Copy the listing below in full and skip every picture.

▬▬▬

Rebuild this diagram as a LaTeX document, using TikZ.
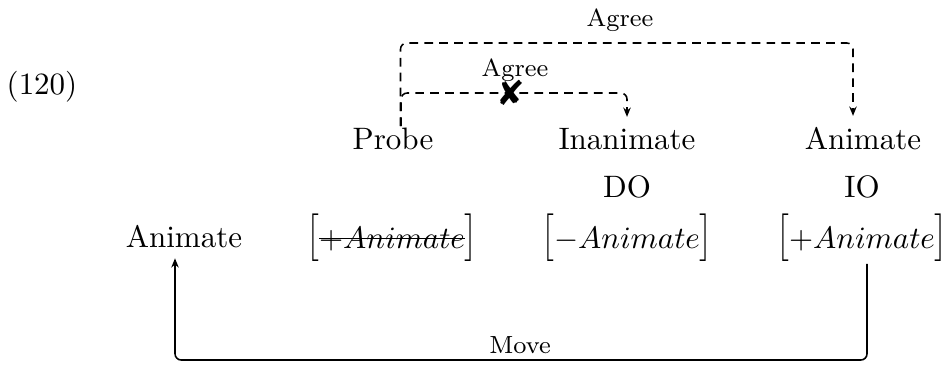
\documentclass[tikz,border=0pt]{standalone}
\usepackage{fontspec}
\usetikzlibrary{arrows.meta}
\newfontfamily\dejavu{DejaVu Sans}
\newcommand\strikeit[1]{\setbox0\hbox{#1}\rlap{\rule[0.65ex]{\wd0}{0.45pt}}\box0}
\newcommand\lbrk{\scalebox{1}[1.28]{$\bigl[$}}
\newcommand\rbrk{\scalebox{1}[1.28]{$\bigr]$}}
\begin{document}
\begin{tikzpicture}[x=0.3226pt,y=-0.3226pt,
  word/.style={inner sep=3.33pt, anchor=base},
  lbl/.style={font=\footnotesize, inner sep=1pt},
  tip/.style={-{Stealth[length=3pt,width=2.4pt]}},
  agreeline/.style={tip, dash pattern=on 2.8pt off 2pt, line width=0.5pt, rounded corners=2pt},
  moveline/.style={tip, line width=0.5pt, rounded corners=2pt}]
\useasboundingbox (0,0) rectangle (946,365);
\node[word] (ex) at (42,94) {(120)};
\node[word] (probe) at (393,149) {Probe};
\node[word] (inan) at (627,149) {Inanimate};
\node[word] (anim) at (863,149) {Animate};
\node[word] (do) at (627,197) {DO};
\node[word] (io) at (862,197) {IO};
\node[word] (goal) at (184,247) {Animate};
\node[word] (f1) at (392,248) {\lbrk\strikeit{$+Animate$}\rbrk};
\node[word] (f2) at (627,248) {\lbrk$-Animate$\rbrk};
\node[word] (f3) at (862,248) {\lbrk$+Animate$\rbrk};
% labels
\node[lbl] (agreeTop) at (620,20) {Agree};
\node[lbl] (agreeIn) at (515,70) {Agree};
\node[lbl] (move) at (520,345) {Move};
% coordinates
\coordinate (pIn) at ([shift={(8,9.5)}]probe.north);
\coordinate (pOut) at ([shift={(7.5,9.5)}]probe.north);
\coordinate (outerCorner) at (853,43);
\coordinate (innerMid) at (511,93);
\coordinate (moveMid) at (520,360);
% connectors
\draw[agreeline] (pOut) |- (outerCorner) -- ([shift={(-10,0)}]anim.north);
\draw[agreeline] (pIn) |- (innerMid) -| (inan.north);
\draw[moveline] ([shift={(5,-9)}]f3.south) |- (moveMid) -| ([shift={(-9,0)}]goal.south);
\node[inner sep=0pt] (xmark) at (innerMid) {\dejavu\fontsize{11pt}{13pt}\selectfont ✘};
\end{tikzpicture}
\end{document}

▬▬▬

_The result_:
Rebuild this diagram as a LaTeX document, using TikZ.
\documentclass[tikz,border=0pt]{standalone}
\usepackage{fontspec}
\usetikzlibrary{arrows.meta}
\newfontfamily\dejavu{DejaVu Sans}
\newcommand\strikeit[1]{\setbox0\hbox{#1}\rlap{\rule[0.65ex]{\wd0}{0.45pt}}\box0}
\newcommand\lbrk{\scalebox{1}[1.28]{$\bigl[$}}
\newcommand\rbrk{\scalebox{1}[1.28]{$\bigr]$}}
\begin{document}
\begin{tikzpicture}[x=0.3226pt,y=-0.3226pt,
  word/.style={inner sep=3.33pt, anchor=base},
  lbl/.style={font=\footnotesize, inner sep=1pt},
  tip/.style={-{Stealth[length=3pt,width=2.4pt]}},
  agreeline/.style={tip, dash pattern=on 2.8pt off 2pt, line width=0.5pt, rounded corners=2pt},
  moveline/.style={tip, line width=0.5pt, rounded corners=2pt}]
\useasboundingbox (0,0) rectangle (946,365);
\node[word] (ex) at (42,94) {(120)};
\node[word] (probe) at (393,149) {Probe};
\node[word] (inan) at (627,149) {Inanimate};
\node[word] (anim) at (863,149) {Animate};
\node[word] (do) at (627,197) {DO};
\node[word] (io) at (862,197) {IO};
\node[word] (goal) at (184,247) {Animate};
\node[word] (f1) at (392,248) {\lbrk\strikeit{$+Animate$}\rbrk};
\node[word] (f2) at (627,248) {\lbrk$-Animate$\rbrk};
\node[word] (f3) at (862,248) {\lbrk$+Animate$\rbrk};
% labels
\node[lbl] (agreeTop) at (620,20) {Agree};
\node[lbl] (agreeIn) at (515,70) {Agree};
\node[lbl] (move) at (520,345) {Move};
% coordinates
\coordinate (pIn) at ([shift={(8,9.5)}]probe.north);
\coordinate (pOut) at ([shift={(7.5,9.5)}]probe.north);
\coordinate (outerCorner) at (853,43);
\coordinate (innerMid) at (511,93);
\coordinate (moveMid) at (520,360);
% connectors
\draw[agreeline] (pOut) |- (outerCorner) -- ([shift={(-10,0)}]anim.north);
\draw[agreeline] (pIn) |- (innerMid) -| (inan.north);
\draw[moveline] ([shift={(5,-9)}]f3.south) |- (moveMid) -| ([shift={(-9,0)}]goal.south);
\node[inner sep=0pt] (xmark) at (innerMid) {\dejavu\fontsize{11pt}{13pt}\selectfont ✘};
\end{tikzpicture}
\end{document}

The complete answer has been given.